**EXERCISE TASK**
Exactly as written, quote every line that follows, skipping the images.

══ INFORMATION SUPPLIED ══

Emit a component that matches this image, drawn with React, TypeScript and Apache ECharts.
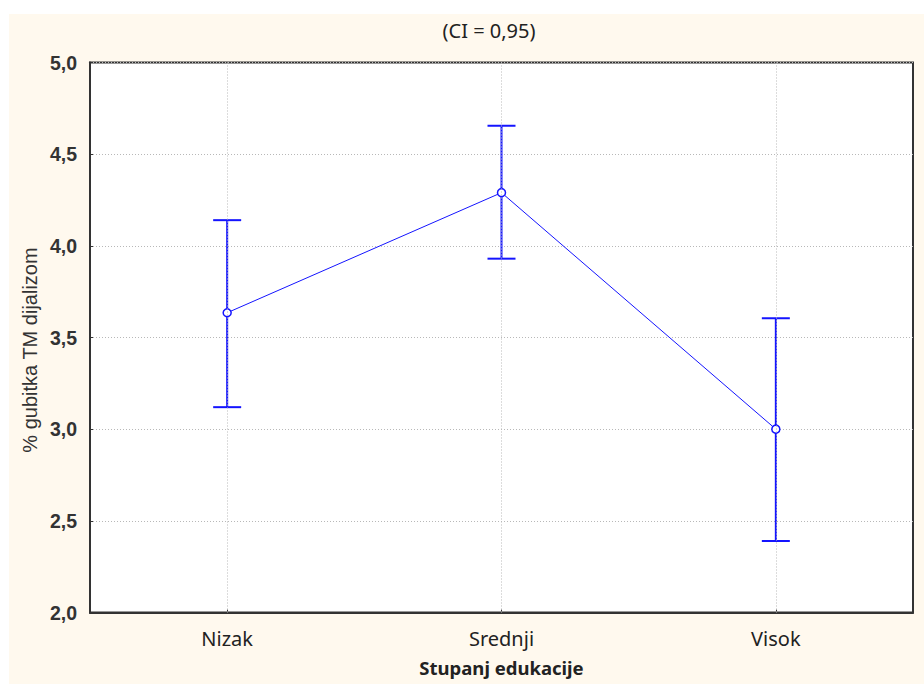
import React, { useEffect, useRef } from "react";
import * as echarts from "echarts";

const categories = ["Nizak", "Srednji", "Visok"];
const means = [3.635, 4.29, 3.0];
const lowerCI = [3.12, 3.93, 2.39];
const upperCI = [4.14, 4.655, 3.605];
const yTicks = [2.0, 2.5, 3.0, 3.5, 4.0, 4.5, 5.0];

const BLUE = "#1414ff";
const GRID_LINE = { color: "#b8b8b8", type: [1, 2] as number[], width: 1 };

export default function App() {
  const ref = useRef<HTMLDivElement>(null);
  useEffect(() => {
    if (!ref.current) return;
    const chart = echarts.init(ref.current, null, { renderer: "svg" });
    const errData = categories.map((_, i) => [i, lowerCI[i], upperCI[i]]);
    chart.setOption({
      animation: false,
      backgroundColor: "transparent",
      graphic: [
        {
          type: "rect",
          z: -10,
          shape: { x: 9, y: 14, width: 915, height: 670 },
          style: { fill: "#fff9ee" },
          silent: true,
        },
        {
          type: "text",
          x: 489,
          y: 30,
          style: {
            text: "(CI = 0,95)",
            fill: "#222",
            font: "20px 'Noto Sans'",
            align: "center",
            verticalAlign: "middle",
          },
        },
        {
          type: "text",
          x: 30,
          y: 350,
          rotation: Math.PI / 2,
          style: {
            text: "% gubitka TM dijalizom",
            fill: "#333",
            font: "20px 'Liberation Sans'",
            align: "center",
            verticalAlign: "middle",
          },
        },
      ],
      grid: {
        left: 90,
        top: 62.5,
        right: 11,
        bottom: 71.5,
        show: true,
        backgroundColor: "#ffffff",
        borderColor: "#333",
        borderWidth: 2,
      },
      xAxis: {
        type: "category",
        data: categories,
        boundaryGap: true,
        name: "Stupanj edukacije",
        nameLocation: "middle",
        nameGap: 45,
        nameTextStyle: {
          fontFamily: "Noto Sans",
          fontSize: 18.5,
          fontWeight: "bold",
          color: "#222",
        },
        axisLine: { show: true, lineStyle: { color: "#333", width: 2 } },
        axisTick: { show: true, inside: true, alignWithLabel: true, length: 3, lineStyle: { color: "#333" } },
        axisLabel: {
          margin: 16,
          fontFamily: "Noto Sans",
          fontSize: 20,
          color: "#222",
          interval: 0,
        },
        splitLine: { show: false },
      },
      yAxis: {
        type: "value",
        min: 2,
        max: 5,
        interval: 0.5,
        axisLine: { show: true, lineStyle: { color: "#333", width: 2 } },
        axisTick: { show: true, inside: true, length: 3, lineStyle: { color: "#333" } },
        axisLabel: {
          margin: 13,
          fontFamily: "Liberation Sans",
          fontSize: 19.5,
          fontWeight: "bold",
          color: "#333",
          formatter: (v: number) =>
            yTicks.includes(v) ? v.toFixed(1).replace(".", ",") : "",
        },
        splitLine: { show: true, lineStyle: GRID_LINE },
      },
      series: [
        {
          type: "line",
          z: 1,
          data: [],
          silent: true,
          markLine: {
            silent: true,
            symbol: "none",
            label: { show: false },
            lineStyle: GRID_LINE,
            data: categories.map((c) => ({ xAxis: c })),
          },
        },
        {
          type: "custom",
          z: 3,
          data: errData,
          renderItem: (params: any, api: any) => {
            const x = api.value(0);
            const lo = api.coord([x, api.value(1)]);
            const hi = api.coord([x, api.value(2)]);
            const hw = 14;
            const style = { stroke: BLUE, lineWidth: 2, fill: "none" };
            return {
              type: "group",
              children: [
                { type: "line", shape: { x1: lo[0], y1: lo[1], x2: hi[0], y2: hi[1] }, style },
                { type: "line", shape: { x1: lo[0] - hw, y1: lo[1], x2: lo[0] + hw, y2: lo[1] }, style },
                { type: "line", shape: { x1: hi[0] - hw, y1: hi[1], x2: hi[0] + hw, y2: hi[1] }, style },
              ],
            };
          },
        },
        {
          type: "line",
          z: 4,
          data: means,
          symbol: "circle",
          symbolSize: 8,
          showSymbol: true,
          itemStyle: { color: "#ffffff", borderColor: BLUE, borderWidth: 1.5 },
          lineStyle: { color: BLUE, width: 1 },
        },
      ],
    });
    return () => chart.dispose();
  }, []);
  return (
    <div
      ref={ref}
      style={{ position: "absolute", left: 0, top: 0, width: 924, height: 684 }}
    />
  );
}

═══

**IN RESPONSE**
Emit a component that matches this image, drawn with React, TypeScript and Apache ECharts.
import React, { useEffect, useRef } from "react";
import * as echarts from "echarts";

const categories = ["Nizak", "Srednji", "Visok"];
const means = [3.635, 4.29, 3.0];
const lowerCI = [3.12, 3.93, 2.39];
const upperCI = [4.14, 4.655, 3.605];
const yTicks = [2.0, 2.5, 3.0, 3.5, 4.0, 4.5, 5.0];

const BLUE = "#1414ff";
const GRID_LINE = { color: "#b8b8b8", type: [1, 2] as number[], width: 1 };

export default function App() {
  const ref = useRef<HTMLDivElement>(null);
  useEffect(() => {
    if (!ref.current) return;
    const chart = echarts.init(ref.current, null, { renderer: "svg" });
    const errData = categories.map((_, i) => [i, lowerCI[i], upperCI[i]]);
    chart.setOption({
      animation: false,
      backgroundColor: "transparent",
      graphic: [
        {
          type: "rect",
          z: -10,
          shape: { x: 9, y: 14, width: 915, height: 670 },
          style: { fill: "#fff9ee" },
          silent: true,
        },
        {
          type: "text",
          x: 489,
          y: 30,
          style: {
            text: "(CI = 0,95)",
            fill: "#222",
            font: "20px 'Noto Sans'",
            align: "center",
            verticalAlign: "middle",
          },
        },
        {
          type: "text",
          x: 30,
          y: 350,
          rotation: Math.PI / 2,
          style: {
            text: "% gubitka TM dijalizom",
            fill: "#333",
            font: "20px 'Liberation Sans'",
            align: "center",
            verticalAlign: "middle",
          },
        },
      ],
      grid: {
        left: 90,
        top: 62.5,
        right: 11,
        bottom: 71.5,
        show: true,
        backgroundColor: "#ffffff",
        borderColor: "#333",
        borderWidth: 2,
      },
      xAxis: {
        type: "category",
        data: categories,
        boundaryGap: true,
        name: "Stupanj edukacije",
        nameLocation: "middle",
        nameGap: 45,
        nameTextStyle: {
          fontFamily: "Noto Sans",
          fontSize: 18.5,
          fontWeight: "bold",
          color: "#222",
        },
        axisLine: { show: true, lineStyle: { color: "#333", width: 2 } },
        axisTick: { show: true, inside: true, alignWithLabel: true, length: 3, lineStyle: { color: "#333" } },
        axisLabel: {
          margin: 16,
          fontFamily: "Noto Sans",
          fontSize: 20,
          color: "#222",
          interval: 0,
        },
        splitLine: { show: false },
      },
      yAxis: {
        type: "value",
        min: 2,
        max: 5,
        interval: 0.5,
        axisLine: { show: true, lineStyle: { color: "#333", width: 2 } },
        axisTick: { show: true, inside: true, length: 3, lineStyle: { color: "#333" } },
        axisLabel: {
          margin: 13,
          fontFamily: "Liberation Sans",
          fontSize: 19.5,
          fontWeight: "bold",
          color: "#333",
          formatter: (v: number) =>
            yTicks.includes(v) ? v.toFixed(1).replace(".", ",") : "",
        },
        splitLine: { show: true, lineStyle: GRID_LINE },
      },
      series: [
        {
          type: "line",
          z: 1,
          data: [],
          silent: true,
          markLine: {
            silent: true,
            symbol: "none",
            label: { show: false },
            lineStyle: GRID_LINE,
            data: categories.map((c) => ({ xAxis: c })),
          },
        },
        {
          type: "custom",
          z: 3,
          data: errData,
          renderItem: (params: any, api: any) => {
            const x = api.value(0);
            const lo = api.coord([x, api.value(1)]);
            const hi = api.coord([x, api.value(2)]);
            const hw = 14;
            const style = { stroke: BLUE, lineWidth: 2, fill: "none" };
            return {
              type: "group",
              children: [
                { type: "line", shape: { x1: lo[0], y1: lo[1], x2: hi[0], y2: hi[1] }, style },
                { type: "line", shape: { x1: lo[0] - hw, y1: lo[1], x2: lo[0] + hw, y2: lo[1] }, style },
                { type: "line", shape: { x1: hi[0] - hw, y1: hi[1], x2: hi[0] + hw, y2: hi[1] }, style },
              ],
            };
          },
        },
        {
          type: "line",
          z: 4,
          data: means,
          symbol: "circle",
          symbolSize: 8,
          showSymbol: true,
          itemStyle: { color: "#ffffff", borderColor: BLUE, borderWidth: 1.5 },
          lineStyle: { color: BLUE, width: 1 },
        },
      ],
    });
    return () => chart.dispose();
  }, []);
  return (
    <div
      ref={ref}
      style={{ position: "absolute", left: 0, top: 0, width: 924, height: 684 }}
    />
  );
}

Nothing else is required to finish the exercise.